SET PROBLEM
All lines from the beginning of the listing through the line with "plt.rcParams['mathtext.bf'] = 'Liberation" are to be copied word for word; the pictures are not.

DATA
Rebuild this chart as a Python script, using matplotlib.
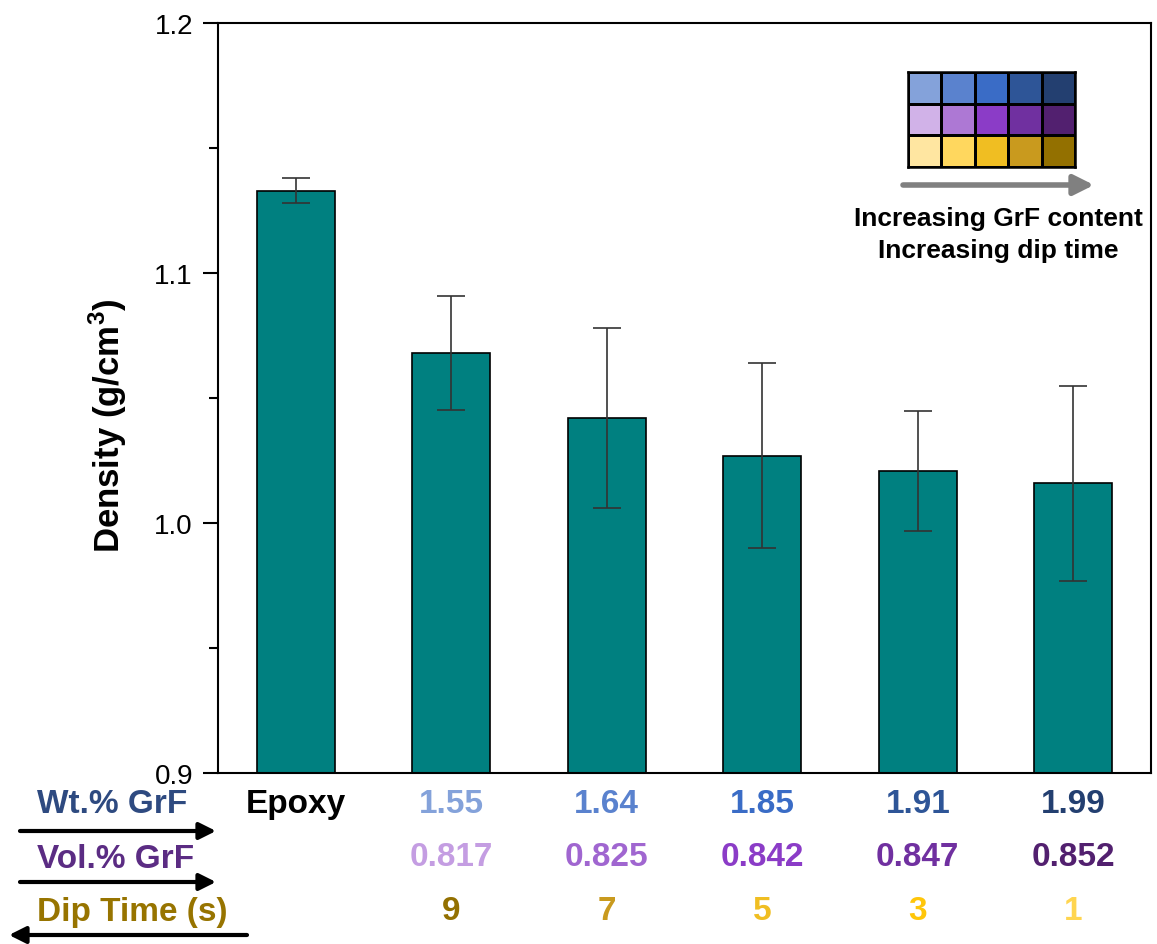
import matplotlib
matplotlib.use("Agg")
import matplotlib.pyplot as plt
from matplotlib.colors import ListedColormap
import numpy as np

plt.rcParams['font.family'] = ['Liberation Sans', 'DejaVu Sans']
plt.rcParams['mathtext.fontset'] = 'custom'
plt.rcParams['mathtext.rm'] = 'Liberation Sans'
plt.rcParams['mathtext.bf'] = 'Liberation Sans:bold'

# data
samples = ['Epoxy', '1', '2', '3', '4', '5']
density = [1.133, 1.068, 1.042, 1.027, 1.021, 1.016]
density_err = [0.005, 0.023, 0.036, 0.037, 0.024, 0.039]
wt_grf = ['1.55', '1.64', '1.85', '1.91', '1.99']
vol_grf = ['0.817', '0.825', '0.842', '0.847', '0.852']
dip_time = ['9', '7', '5', '3', '1']

# colour scale (light -> dark)
blues = ['#84A2DA', '#5A82CE', '#3A6CC6', '#2E5597', '#233F70']
purples = ['#D1B2E8', '#AD78D4', '#8B3CC7', '#7030A0', '#52206F']
golds = ['#FFE6A1', '#FFD75E', '#F0BE22', '#C99A1E', '#937000']
vol_cols = ['#C49DE2', '#A066D0', '#8B3CC7', '#7030A0', '#52206F']
dip_cols = ['#937000', '#C99A1E', '#F0BE22', '#FFC60A', '#FFD54F']

W, H = 1157, 945
fig = plt.figure(figsize=(W / 100, H / 100), dpi=100)
ax = fig.add_axes([218 / W, 1 - 774 / H, 933 / W, 750 / H])

x = np.arange(len(samples))
ax.bar(x, density, width=0.5, color='#008080', edgecolor='black', linewidth=1.2, zorder=2)
ax.errorbar(x, density, yerr=density_err, fmt='none', ecolor='#333333',
            elinewidth=1.2, capsize=10, capthick=1.2, zorder=3)

ax.set_xlim(-0.5, 5.5)
ax.set_ylim(0.9, 1.2)
ax.set_yticks([0.9, 1.0, 1.1, 1.2])
ax.set_yticklabels(['0.9', '1.0', '1.1', '1.2'])
ax.set_yticks([0.95, 1.05, 1.15], minor=True)
ax.set_xticks([])
ax.tick_params(axis='y', which='major', direction='out', length=11, width=1.5,
               labelsize=20, pad=7)
ax.tick_params(axis='y', which='minor', direction='out', length=6.5, width=1.5)
for s in ax.spines.values():
    s.set_linewidth(1.5)

ax.set_ylabel(r'Density (g/cm$^{\mathbf{3}}$)', fontsize=25, fontweight='bold')
ax.yaxis.set_label_coords(-0.095, 0.465)

# labels under the bars
trans = ax.get_xaxis_transform()
ax.text(0, -0.041, samples[0], transform=trans, ha='center', va='center',
        fontsize=24, fontweight='bold', color='black', clip_on=False)
for i in range(5):
    ax.text(x[i + 1], -0.041, wt_grf[i], transform=trans, ha='center', va='center',
            fontsize=24, fontweight='bold', color=blues[i], clip_on=False)
    ax.text(x[i + 1], -0.112, vol_grf[i], transform=trans, ha='center', va='center',
            fontsize=24, fontweight='bold', color=vol_cols[i], clip_on=False)
    ax.text(x[i + 1], -0.184, dip_time[i], transform=trans, ha='center', va='center',
            fontsize=24, fontweight='bold', color=dip_cols[i], clip_on=False)

# row headers with arrows
fig.text(112 / W, 1 - 805 / H, 'Wt.% GrF', ha='center', va='center',
         fontsize=24, fontweight='bold', color='#2E4A80')
fig.text(116 / W, 1 - 860 / H, 'Vol.% GrF', ha='center', va='center',
         fontsize=24, fontweight='bold', color='#5B2C83')
fig.text(132 / W, 1 - 913 / H, 'Dip Time (s)', ha='center', va='center',
         fontsize=24, fontweight='bold', color='#977400')

arr = dict(arrowstyle='-|>', color='black', lw=3, mutation_scale=25,
           shrinkA=0, shrinkB=0)
fig.add_artist(plt.Annotation('', xy=(216 / W, 1 - 832 / H), xytext=(20 / W, 1 - 832 / H),
                              xycoords='figure fraction', arrowprops=arr))
fig.add_artist(plt.Annotation('', xy=(216 / W, 1 - 883 / H), xytext=(20 / W, 1 - 883 / H),
                              xycoords='figure fraction', arrowprops=arr))
fig.add_artist(plt.Annotation('', xy=(9 / W, 1 - 936 / H), xytext=(247 / W, 1 - 936 / H),
                              xycoords='figure fraction', arrowprops=arr))

# colour key in the corner
key = fig.add_axes([908 / W, 1 - 168 / H, 167 / W, 95 / H])
cells = np.arange(15).reshape(3, 5)
key.pcolormesh(cells, cmap=ListedColormap(blues + purples + golds),
               edgecolors='black', linewidth=1.0)
key.set_xlim(0, 5)
key.set_ylim(3, 0)
key.set_xticks([])
key.set_yticks([])
for s in key.spines.values():
    s.set_linewidth(1.8)

fig.add_artist(plt.Annotation('', xy=(1094 / W, 1 - 186 / H), xytext=(903 / W, 1 - 186 / H),
                              xycoords='figure fraction',
                              arrowprops=dict(arrowstyle='-|>', color='#808080', lw=4,
                                              mutation_scale=30, shrinkA=0, shrinkB=0)))
fig.text(998 / W, 1 - 219 / H, 'Increasing GrF content', ha='center', va='center',
         fontsize=19, fontweight='bold')
fig.text(998 / W, 1 - 251 / H, 'Increasing dip time', ha='center', va='center',
         fontsize=19, fontweight='bold')

fig.savefig('out.png', dpi=100)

EXERCISE ANSWER
Rebuild this chart as a Python script, using matplotlib.
import matplotlib
matplotlib.use("Agg")
import matplotlib.pyplot as plt
from matplotlib.colors import ListedColormap
import numpy as np

plt.rcParams['font.family'] = ['Liberation Sans', 'DejaVu Sans']
plt.rcParams['mathtext.fontset'] = 'custom'
plt.rcParams['mathtext.rm'] = 'Liberation Sans'
plt.rcParams['mathtext.bf'] = 'Liberation Sans:bold'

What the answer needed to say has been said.